広いはらっぱで、のんきに暮らす羊の群れ。 彼らには、たった一つだけ悩みがありました。夜になると、オオカミが群れを襲い、なかまが一頭ずつ消えていくのです。 そこで、一頭のとしよりの羊が思いついた自衛手段というのが・・・? なんと! とがった牙をはやすことでした。 死んだけものの牙を、アラビアのりでくっつけて、いれ歯をしたのです。 牙をむき出しにしたその顔は、それはそれは恐ろしい顔つきになり、それをまねして、群れの羊たちも競って牙のいれ歯を始めました。 これで一安心。 オオカミは襲ってこなくなりました。 ところが・・・ 牙が邪魔して、草が食べられなくなった羊は、他の動物を襲って食べ始めたのです。

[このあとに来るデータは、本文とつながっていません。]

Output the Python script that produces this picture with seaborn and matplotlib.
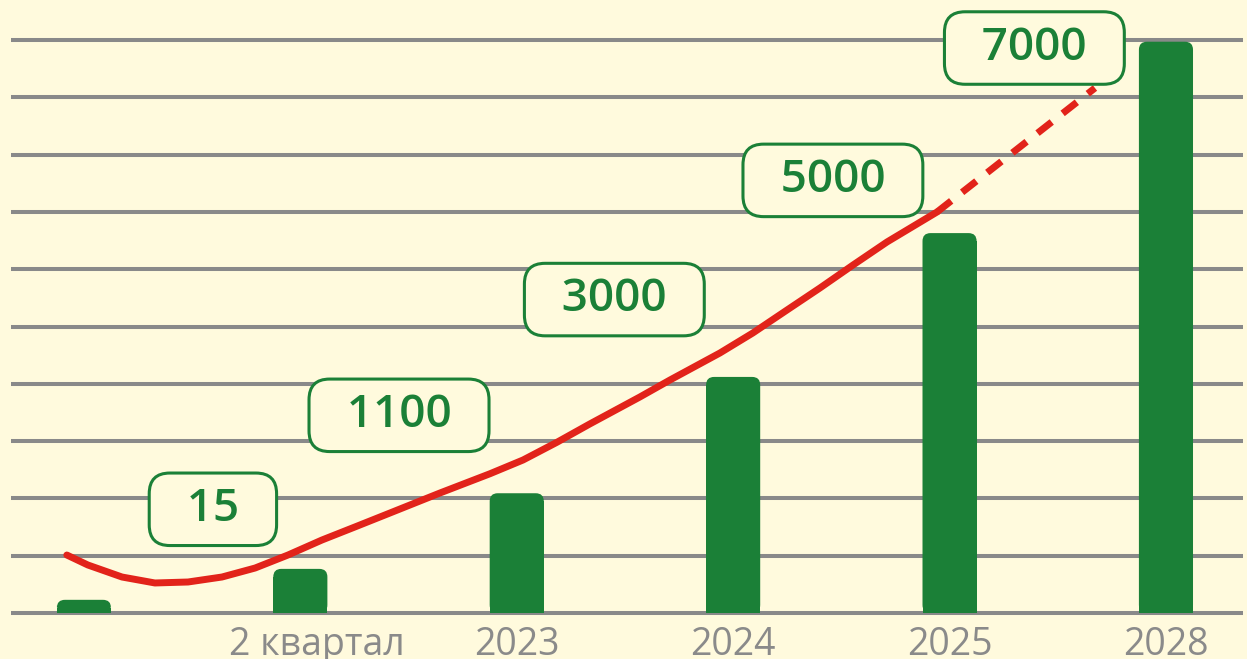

水彩絵の具(?)を使って描かれた、荒削りな(これが味があっていいんです)絵と、お話の絶妙なコンビネーション。 何度も吹き出してしまいました。
肉食になった羊は、不思議なことに勇気がもりもり湧いてきて、ライオンやトラにも負けない強い動物になったつもりになり、獲物を襲っていきます。 ここまでくると、あっぱれ! といった感じです。 「自然の生態系がこわれてしまう!」 なんて、思われる方もいらっしゃるでしょうが、最後のページに大爆笑の おち が待ち受けていますよ。おたのしみに・・・!